_Work required_
Extract everything from the first line through the line with "minimum width=498pt, minimum", both ends included, except for any pictures.

_Available data_
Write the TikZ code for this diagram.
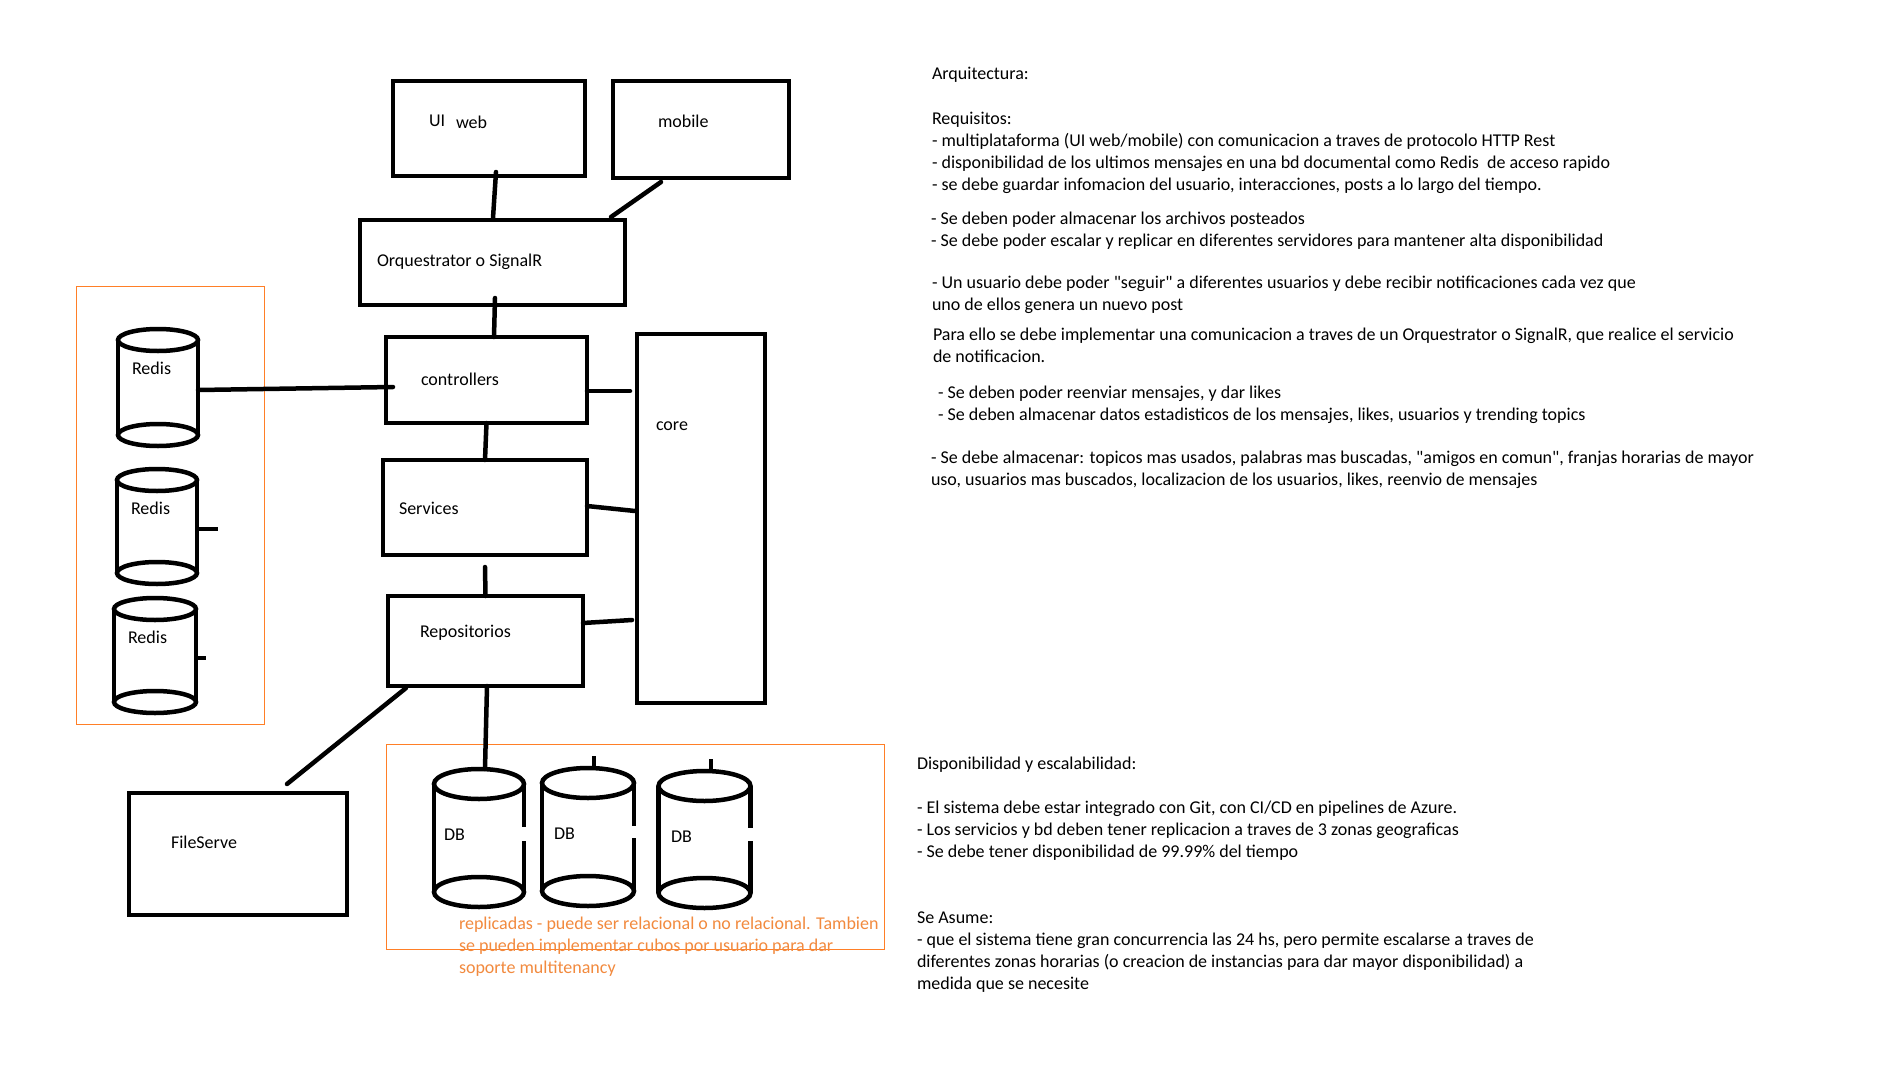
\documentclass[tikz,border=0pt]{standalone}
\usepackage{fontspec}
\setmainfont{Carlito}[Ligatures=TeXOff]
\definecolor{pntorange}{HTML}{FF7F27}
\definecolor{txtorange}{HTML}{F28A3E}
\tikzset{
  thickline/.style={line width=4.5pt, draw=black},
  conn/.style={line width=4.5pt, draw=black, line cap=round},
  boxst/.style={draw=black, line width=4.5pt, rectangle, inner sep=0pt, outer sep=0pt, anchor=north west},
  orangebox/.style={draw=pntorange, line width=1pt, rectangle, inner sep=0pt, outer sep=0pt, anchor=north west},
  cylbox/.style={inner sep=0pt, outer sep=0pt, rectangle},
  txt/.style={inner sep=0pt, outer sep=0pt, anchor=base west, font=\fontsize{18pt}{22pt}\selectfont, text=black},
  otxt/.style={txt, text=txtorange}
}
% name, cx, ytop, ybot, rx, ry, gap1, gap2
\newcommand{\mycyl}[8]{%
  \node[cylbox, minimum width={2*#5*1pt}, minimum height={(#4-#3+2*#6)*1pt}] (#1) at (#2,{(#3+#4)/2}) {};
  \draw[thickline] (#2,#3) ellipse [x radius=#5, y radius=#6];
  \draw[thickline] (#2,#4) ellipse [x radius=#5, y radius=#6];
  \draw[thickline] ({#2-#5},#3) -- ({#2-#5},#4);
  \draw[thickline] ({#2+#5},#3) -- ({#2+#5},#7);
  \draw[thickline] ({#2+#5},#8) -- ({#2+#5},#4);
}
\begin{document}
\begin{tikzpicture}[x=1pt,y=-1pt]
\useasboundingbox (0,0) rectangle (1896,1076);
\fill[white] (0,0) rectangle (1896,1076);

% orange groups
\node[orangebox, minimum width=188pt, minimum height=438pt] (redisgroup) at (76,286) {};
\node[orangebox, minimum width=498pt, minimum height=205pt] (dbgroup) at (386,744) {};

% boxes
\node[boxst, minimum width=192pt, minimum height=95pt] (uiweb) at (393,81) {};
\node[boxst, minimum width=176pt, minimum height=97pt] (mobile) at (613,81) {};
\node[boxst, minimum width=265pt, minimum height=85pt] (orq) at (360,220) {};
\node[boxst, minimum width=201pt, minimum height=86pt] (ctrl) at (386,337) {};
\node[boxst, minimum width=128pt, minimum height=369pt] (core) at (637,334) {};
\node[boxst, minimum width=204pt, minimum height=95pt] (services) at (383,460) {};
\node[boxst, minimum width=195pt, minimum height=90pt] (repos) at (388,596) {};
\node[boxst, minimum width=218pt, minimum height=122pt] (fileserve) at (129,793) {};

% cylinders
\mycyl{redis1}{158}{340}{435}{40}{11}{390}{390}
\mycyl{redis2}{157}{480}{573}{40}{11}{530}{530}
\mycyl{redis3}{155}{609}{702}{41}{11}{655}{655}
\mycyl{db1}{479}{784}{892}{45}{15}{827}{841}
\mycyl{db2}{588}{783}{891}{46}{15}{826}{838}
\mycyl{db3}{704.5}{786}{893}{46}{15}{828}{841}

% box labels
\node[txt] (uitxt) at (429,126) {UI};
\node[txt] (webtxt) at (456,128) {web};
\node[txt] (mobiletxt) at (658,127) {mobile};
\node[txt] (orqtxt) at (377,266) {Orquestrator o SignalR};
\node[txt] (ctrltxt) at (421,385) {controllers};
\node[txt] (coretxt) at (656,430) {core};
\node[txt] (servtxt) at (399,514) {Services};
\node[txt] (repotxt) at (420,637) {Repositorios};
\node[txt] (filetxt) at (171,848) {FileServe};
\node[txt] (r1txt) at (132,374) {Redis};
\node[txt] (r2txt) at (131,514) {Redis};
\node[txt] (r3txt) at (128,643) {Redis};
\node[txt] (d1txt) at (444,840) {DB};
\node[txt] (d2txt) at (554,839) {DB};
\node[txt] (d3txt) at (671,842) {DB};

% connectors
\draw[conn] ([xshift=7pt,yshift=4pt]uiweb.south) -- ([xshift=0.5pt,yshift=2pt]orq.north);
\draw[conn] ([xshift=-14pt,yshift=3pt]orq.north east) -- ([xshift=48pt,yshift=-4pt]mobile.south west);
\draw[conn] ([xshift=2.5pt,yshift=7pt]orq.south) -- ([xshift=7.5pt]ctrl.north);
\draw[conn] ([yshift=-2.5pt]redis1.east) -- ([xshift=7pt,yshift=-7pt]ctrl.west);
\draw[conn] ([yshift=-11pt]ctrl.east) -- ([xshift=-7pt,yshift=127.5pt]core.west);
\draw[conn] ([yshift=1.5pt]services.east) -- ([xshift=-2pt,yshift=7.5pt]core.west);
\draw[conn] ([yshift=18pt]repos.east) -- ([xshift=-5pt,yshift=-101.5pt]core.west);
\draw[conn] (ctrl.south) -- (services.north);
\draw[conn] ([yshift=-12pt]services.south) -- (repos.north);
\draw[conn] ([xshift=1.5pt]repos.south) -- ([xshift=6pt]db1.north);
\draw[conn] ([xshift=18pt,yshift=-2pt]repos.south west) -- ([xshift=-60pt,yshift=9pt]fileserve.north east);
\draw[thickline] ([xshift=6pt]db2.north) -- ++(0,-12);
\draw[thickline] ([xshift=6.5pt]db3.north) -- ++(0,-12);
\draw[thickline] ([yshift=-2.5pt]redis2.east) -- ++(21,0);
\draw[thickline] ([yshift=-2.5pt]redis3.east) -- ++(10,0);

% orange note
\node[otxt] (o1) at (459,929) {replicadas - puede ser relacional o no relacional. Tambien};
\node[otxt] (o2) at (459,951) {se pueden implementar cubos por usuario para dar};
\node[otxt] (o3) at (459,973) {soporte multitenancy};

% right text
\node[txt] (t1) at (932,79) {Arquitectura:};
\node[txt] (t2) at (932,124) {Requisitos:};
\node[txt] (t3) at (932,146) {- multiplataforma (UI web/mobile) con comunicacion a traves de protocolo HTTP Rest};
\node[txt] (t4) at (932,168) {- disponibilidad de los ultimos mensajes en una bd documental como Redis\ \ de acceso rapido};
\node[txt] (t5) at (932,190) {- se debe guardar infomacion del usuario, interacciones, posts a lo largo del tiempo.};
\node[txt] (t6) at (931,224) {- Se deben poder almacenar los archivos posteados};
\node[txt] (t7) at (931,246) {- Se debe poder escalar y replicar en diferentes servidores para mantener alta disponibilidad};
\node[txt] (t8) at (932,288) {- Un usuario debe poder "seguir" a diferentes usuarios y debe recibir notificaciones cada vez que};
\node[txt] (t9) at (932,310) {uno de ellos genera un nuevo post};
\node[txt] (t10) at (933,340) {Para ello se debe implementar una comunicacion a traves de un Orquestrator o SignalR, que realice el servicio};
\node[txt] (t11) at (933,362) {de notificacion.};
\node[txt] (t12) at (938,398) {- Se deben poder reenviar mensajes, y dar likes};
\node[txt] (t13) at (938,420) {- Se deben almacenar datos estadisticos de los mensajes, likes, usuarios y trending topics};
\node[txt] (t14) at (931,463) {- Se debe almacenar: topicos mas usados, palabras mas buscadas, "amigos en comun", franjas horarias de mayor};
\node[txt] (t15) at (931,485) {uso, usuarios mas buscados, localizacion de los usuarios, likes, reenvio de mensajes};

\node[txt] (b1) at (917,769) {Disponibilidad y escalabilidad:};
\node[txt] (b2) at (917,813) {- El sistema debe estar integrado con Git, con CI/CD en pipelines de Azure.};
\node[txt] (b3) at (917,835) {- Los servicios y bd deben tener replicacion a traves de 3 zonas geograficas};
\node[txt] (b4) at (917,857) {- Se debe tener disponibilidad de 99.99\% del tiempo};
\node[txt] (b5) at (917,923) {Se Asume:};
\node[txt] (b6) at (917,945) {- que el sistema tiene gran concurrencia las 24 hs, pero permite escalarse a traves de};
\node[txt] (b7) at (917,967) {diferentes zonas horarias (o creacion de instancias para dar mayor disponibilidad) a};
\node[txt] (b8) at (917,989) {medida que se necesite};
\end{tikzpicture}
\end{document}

_Solution for this task_
Write the TikZ code for this diagram.
\documentclass[tikz,border=0pt]{standalone}
\usepackage{fontspec}
\setmainfont{Carlito}[Ligatures=TeXOff]
\definecolor{pntorange}{HTML}{FF7F27}
\definecolor{txtorange}{HTML}{F28A3E}
\tikzset{
  thickline/.style={line width=4.5pt, draw=black},
  conn/.style={line width=4.5pt, draw=black, line cap=round},
  boxst/.style={draw=black, line width=4.5pt, rectangle, inner sep=0pt, outer sep=0pt, anchor=north west},
  orangebox/.style={draw=pntorange, line width=1pt, rectangle, inner sep=0pt, outer sep=0pt, anchor=north west},
  cylbox/.style={inner sep=0pt, outer sep=0pt, rectangle},
  txt/.style={inner sep=0pt, outer sep=0pt, anchor=base west, font=\fontsize{18pt}{22pt}\selectfont, text=black},
  otxt/.style={txt, text=txtorange}
}
% name, cx, ytop, ybot, rx, ry, gap1, gap2
\newcommand{\mycyl}[8]{%
  \node[cylbox, minimum width={2*#5*1pt}, minimum height={(#4-#3+2*#6)*1pt}] (#1) at (#2,{(#3+#4)/2}) {};
  \draw[thickline] (#2,#3) ellipse [x radius=#5, y radius=#6];
  \draw[thickline] (#2,#4) ellipse [x radius=#5, y radius=#6];
  \draw[thickline] ({#2-#5},#3) -- ({#2-#5},#4);
  \draw[thickline] ({#2+#5},#3) -- ({#2+#5},#7);
  \draw[thickline] ({#2+#5},#8) -- ({#2+#5},#4);
}
\begin{document}
\begin{tikzpicture}[x=1pt,y=-1pt]
\useasboundingbox (0,0) rectangle (1896,1076);
\fill[white] (0,0) rectangle (1896,1076);

% orange groups
\node[orangebox, minimum width=188pt, minimum height=438pt] (redisgroup) at (76,286) {};
\node[orangebox, minimum width=498pt, minimum height=205pt] (dbgroup) at (386,744) {};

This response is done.